▶ What you should do
Reproduce the entries word for word, and omit any picture you find in them.

▶ Input data

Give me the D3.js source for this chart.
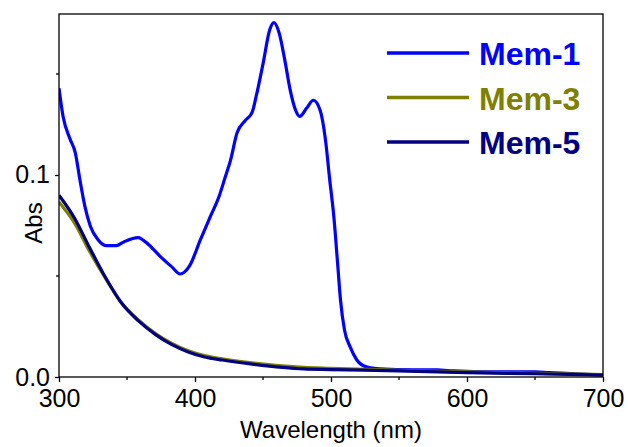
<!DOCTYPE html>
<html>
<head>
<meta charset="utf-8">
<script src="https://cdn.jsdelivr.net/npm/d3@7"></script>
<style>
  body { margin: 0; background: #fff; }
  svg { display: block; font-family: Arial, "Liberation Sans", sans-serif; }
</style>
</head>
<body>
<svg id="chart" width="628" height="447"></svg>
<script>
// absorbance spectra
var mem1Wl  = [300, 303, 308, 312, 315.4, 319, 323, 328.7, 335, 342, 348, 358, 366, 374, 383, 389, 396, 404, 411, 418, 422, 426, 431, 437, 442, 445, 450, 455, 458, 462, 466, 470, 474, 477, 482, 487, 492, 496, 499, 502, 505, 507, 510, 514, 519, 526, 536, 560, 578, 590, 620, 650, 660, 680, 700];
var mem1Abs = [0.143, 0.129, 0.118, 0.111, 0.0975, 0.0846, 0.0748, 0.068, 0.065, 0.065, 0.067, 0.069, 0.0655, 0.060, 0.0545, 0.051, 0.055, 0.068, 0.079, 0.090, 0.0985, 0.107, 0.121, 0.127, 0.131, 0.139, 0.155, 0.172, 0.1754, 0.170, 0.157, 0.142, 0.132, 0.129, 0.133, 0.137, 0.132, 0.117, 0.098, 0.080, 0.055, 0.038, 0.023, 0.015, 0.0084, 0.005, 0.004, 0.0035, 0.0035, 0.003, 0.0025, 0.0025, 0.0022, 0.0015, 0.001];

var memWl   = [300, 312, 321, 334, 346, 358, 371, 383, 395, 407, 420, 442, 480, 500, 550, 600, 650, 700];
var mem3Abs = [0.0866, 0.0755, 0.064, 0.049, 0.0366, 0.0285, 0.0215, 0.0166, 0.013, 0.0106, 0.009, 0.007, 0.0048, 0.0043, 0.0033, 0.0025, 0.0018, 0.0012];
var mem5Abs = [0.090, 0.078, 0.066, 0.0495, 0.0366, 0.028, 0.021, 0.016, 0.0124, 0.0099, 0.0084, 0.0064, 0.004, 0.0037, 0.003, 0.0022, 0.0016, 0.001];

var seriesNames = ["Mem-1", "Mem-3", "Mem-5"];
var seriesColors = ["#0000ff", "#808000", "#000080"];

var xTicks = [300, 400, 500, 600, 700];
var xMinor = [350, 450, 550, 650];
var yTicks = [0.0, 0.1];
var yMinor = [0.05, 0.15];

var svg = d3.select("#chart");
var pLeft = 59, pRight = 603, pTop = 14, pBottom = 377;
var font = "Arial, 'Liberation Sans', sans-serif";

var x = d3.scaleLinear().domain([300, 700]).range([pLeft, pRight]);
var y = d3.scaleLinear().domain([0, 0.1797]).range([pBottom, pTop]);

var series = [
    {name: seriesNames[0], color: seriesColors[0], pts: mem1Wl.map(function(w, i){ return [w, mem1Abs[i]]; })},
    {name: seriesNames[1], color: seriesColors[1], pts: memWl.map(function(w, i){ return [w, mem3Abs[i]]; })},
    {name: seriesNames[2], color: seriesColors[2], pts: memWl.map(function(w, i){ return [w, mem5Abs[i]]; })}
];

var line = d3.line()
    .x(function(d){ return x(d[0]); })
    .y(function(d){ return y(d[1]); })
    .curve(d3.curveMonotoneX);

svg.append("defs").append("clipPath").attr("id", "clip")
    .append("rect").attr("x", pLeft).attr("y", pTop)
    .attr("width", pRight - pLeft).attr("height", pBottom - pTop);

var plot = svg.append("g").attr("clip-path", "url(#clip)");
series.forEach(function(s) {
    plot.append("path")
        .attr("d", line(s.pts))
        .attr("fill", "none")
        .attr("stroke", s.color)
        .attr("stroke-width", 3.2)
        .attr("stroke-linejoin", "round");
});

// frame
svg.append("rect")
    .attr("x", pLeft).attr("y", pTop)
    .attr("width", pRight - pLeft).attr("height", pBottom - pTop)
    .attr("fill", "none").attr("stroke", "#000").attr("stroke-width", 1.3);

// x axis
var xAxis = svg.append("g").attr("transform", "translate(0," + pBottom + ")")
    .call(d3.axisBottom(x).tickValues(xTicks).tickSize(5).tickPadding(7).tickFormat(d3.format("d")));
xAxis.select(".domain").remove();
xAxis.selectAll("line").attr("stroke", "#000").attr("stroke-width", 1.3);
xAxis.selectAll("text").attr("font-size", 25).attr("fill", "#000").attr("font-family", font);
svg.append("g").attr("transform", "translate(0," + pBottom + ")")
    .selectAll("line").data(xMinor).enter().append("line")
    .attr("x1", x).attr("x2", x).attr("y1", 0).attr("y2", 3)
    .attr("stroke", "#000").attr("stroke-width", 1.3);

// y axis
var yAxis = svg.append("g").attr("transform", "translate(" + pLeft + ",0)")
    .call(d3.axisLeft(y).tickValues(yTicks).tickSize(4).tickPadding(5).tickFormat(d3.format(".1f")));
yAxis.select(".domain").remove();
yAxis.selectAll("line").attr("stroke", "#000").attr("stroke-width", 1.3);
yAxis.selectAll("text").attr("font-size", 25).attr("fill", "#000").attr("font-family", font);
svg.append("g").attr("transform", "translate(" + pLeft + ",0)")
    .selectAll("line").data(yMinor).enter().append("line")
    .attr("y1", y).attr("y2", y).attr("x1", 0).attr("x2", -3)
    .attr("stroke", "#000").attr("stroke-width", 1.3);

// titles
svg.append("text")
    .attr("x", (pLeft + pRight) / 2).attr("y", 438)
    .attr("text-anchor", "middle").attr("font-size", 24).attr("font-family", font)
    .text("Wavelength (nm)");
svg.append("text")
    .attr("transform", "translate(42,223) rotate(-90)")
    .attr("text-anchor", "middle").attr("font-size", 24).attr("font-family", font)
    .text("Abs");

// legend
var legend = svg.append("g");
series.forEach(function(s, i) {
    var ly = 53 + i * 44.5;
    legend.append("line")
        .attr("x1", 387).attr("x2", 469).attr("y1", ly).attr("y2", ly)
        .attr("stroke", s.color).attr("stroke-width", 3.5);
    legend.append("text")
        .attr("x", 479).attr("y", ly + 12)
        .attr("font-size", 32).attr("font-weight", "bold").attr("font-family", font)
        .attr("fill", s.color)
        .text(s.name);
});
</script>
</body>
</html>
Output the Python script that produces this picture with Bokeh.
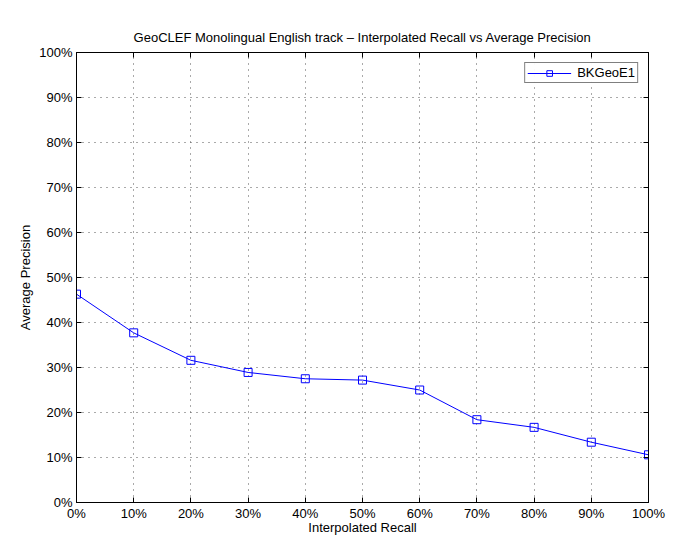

▶ Problem solution
Give me the D3.js source for this chart.
<!DOCTYPE html>
<html>
<head>
<meta charset="utf-8">
<script src="https://cdn.jsdelivr.net/npm/d3@7"></script>
<style>
  body { margin: 0; background: #fff; }
  svg { display: block; font-family: Arial, "Liberation Sans", sans-serif; }
</style>
</head>
<body>
<svg id="chart" width="628" height="447"></svg>
<script>
// absorbance spectra
var mem1Wl  = [300, 303, 308, 312, 315.4, 319, 323, 328.7, 335, 342, 348, 358, 366, 374, 383, 389, 396, 404, 411, 418, 422, 426, 431, 437, 442, 445, 450, 455, 458, 462, 466, 470, 474, 477, 482, 487, 492, 496, 499, 502, 505, 507, 510, 514, 519, 526, 536, 560, 578, 590, 620, 650, 660, 680, 700];
var mem1Abs = [0.143, 0.129, 0.118, 0.111, 0.0975, 0.0846, 0.0748, 0.068, 0.065, 0.065, 0.067, 0.069, 0.0655, 0.060, 0.0545, 0.051, 0.055, 0.068, 0.079, 0.090, 0.0985, 0.107, 0.121, 0.127, 0.131, 0.139, 0.155, 0.172, 0.1754, 0.170, 0.157, 0.142, 0.132, 0.129, 0.133, 0.137, 0.132, 0.117, 0.098, 0.080, 0.055, 0.038, 0.023, 0.015, 0.0084, 0.005, 0.004, 0.0035, 0.0035, 0.003, 0.0025, 0.0025, 0.0022, 0.0015, 0.001];

var memWl   = [300, 312, 321, 334, 346, 358, 371, 383, 395, 407, 420, 442, 480, 500, 550, 600, 650, 700];
var mem3Abs = [0.0866, 0.0755, 0.064, 0.049, 0.0366, 0.0285, 0.0215, 0.0166, 0.013, 0.0106, 0.009, 0.007, 0.0048, 0.0043, 0.0033, 0.0025, 0.0018, 0.0012];
var mem5Abs = [0.090, 0.078, 0.066, 0.0495, 0.0366, 0.028, 0.021, 0.016, 0.0124, 0.0099, 0.0084, 0.0064, 0.004, 0.0037, 0.003, 0.0022, 0.0016, 0.001];

var seriesNames = ["Mem-1", "Mem-3", "Mem-5"];
var seriesColors = ["#0000ff", "#808000", "#000080"];

var xTicks = [300, 400, 500, 600, 700];
var xMinor = [350, 450, 550, 650];
var yTicks = [0.0, 0.1];
var yMinor = [0.05, 0.15];

var svg = d3.select("#chart");
var pLeft = 59, pRight = 603, pTop = 14, pBottom = 377;
var font = "Arial, 'Liberation Sans', sans-serif";

var x = d3.scaleLinear().domain([300, 700]).range([pLeft, pRight]);
var y = d3.scaleLinear().domain([0, 0.1797]).range([pBottom, pTop]);

var series = [
    {name: seriesNames[0], color: seriesColors[0], pts: mem1Wl.map(function(w, i){ return [w, mem1Abs[i]]; })},
    {name: seriesNames[1], color: seriesColors[1], pts: memWl.map(function(w, i){ return [w, mem3Abs[i]]; })},
    {name: seriesNames[2], color: seriesColors[2], pts: memWl.map(function(w, i){ return [w, mem5Abs[i]]; })}
];

var line = d3.line()
    .x(function(d){ return x(d[0]); })
    .y(function(d){ return y(d[1]); })
    .curve(d3.curveMonotoneX);

svg.append("defs").append("clipPath").attr("id", "clip")
    .append("rect").attr("x", pLeft).attr("y", pTop)
    .attr("width", pRight - pLeft).attr("height", pBottom - pTop);

var plot = svg.append("g").attr("clip-path", "url(#clip)");
series.forEach(function(s) {
    plot.append("path")
        .attr("d", line(s.pts))
        .attr("fill", "none")
        .attr("stroke", s.color)
        .attr("stroke-width", 3.2)
        .attr("stroke-linejoin", "round");
});

// frame
svg.append("rect")
    .attr("x", pLeft).attr("y", pTop)
    .attr("width", pRight - pLeft).attr("height", pBottom - pTop)
    .attr("fill", "none").attr("stroke", "#000").attr("stroke-width", 1.3);

// x axis
var xAxis = svg.append("g").attr("transform", "translate(0," + pBottom + ")")
    .call(d3.axisBottom(x).tickValues(xTicks).tickSize(5).tickPadding(7).tickFormat(d3.format("d")));
xAxis.select(".domain").remove();
xAxis.selectAll("line").attr("stroke", "#000").attr("stroke-width", 1.3);
xAxis.selectAll("text").attr("font-size", 25).attr("fill", "#000").attr("font-family", font);
svg.append("g").attr("transform", "translate(0," + pBottom + ")")
    .selectAll("line").data(xMinor).enter().append("line")
    .attr("x1", x).attr("x2", x).attr("y1", 0).attr("y2", 3)
    .attr("stroke", "#000").attr("stroke-width", 1.3);

// y axis
var yAxis = svg.append("g").attr("transform", "translate(" + pLeft + ",0)")
    .call(d3.axisLeft(y).tickValues(yTicks).tickSize(4).tickPadding(5).tickFormat(d3.format(".1f")));
yAxis.select(".domain").remove();
yAxis.selectAll("line").attr("stroke", "#000").attr("stroke-width", 1.3);
yAxis.selectAll("text").attr("font-size", 25).attr("fill", "#000").attr("font-family", font);
svg.append("g").attr("transform", "translate(" + pLeft + ",0)")
    .selectAll("line").data(yMinor).enter().append("line")
    .attr("y1", y).attr("y2", y).attr("x1", 0).attr("x2", -3)
    .attr("stroke", "#000").attr("stroke-width", 1.3);

// titles
svg.append("text")
    .attr("x", (pLeft + pRight) / 2).attr("y", 438)
    .attr("text-anchor", "middle").attr("font-size", 24).attr("font-family", font)
    .text("Wavelength (nm)");
svg.append("text")
    .attr("transform", "translate(42,223) rotate(-90)")
    .attr("text-anchor", "middle").attr("font-size", 24).attr("font-family", font)
    .text("Abs");

// legend
var legend = svg.append("g");
series.forEach(function(s, i) {
    var ly = 53 + i * 44.5;
    legend.append("line")
        .attr("x1", 387).attr("x2", 469).attr("y1", ly).attr("y2", ly)
        .attr("stroke", s.color).attr("stroke-width", 3.5);
    legend.append("text")
        .attr("x", 479).attr("y", ly + 12)
        .attr("font-size", 32).attr("font-weight", "bold").attr("font-family", font)
        .attr("fill", s.color)
        .text(s.name);
});
</script>
</body>
</html>
Output the Python script that produces this picture with Bokeh.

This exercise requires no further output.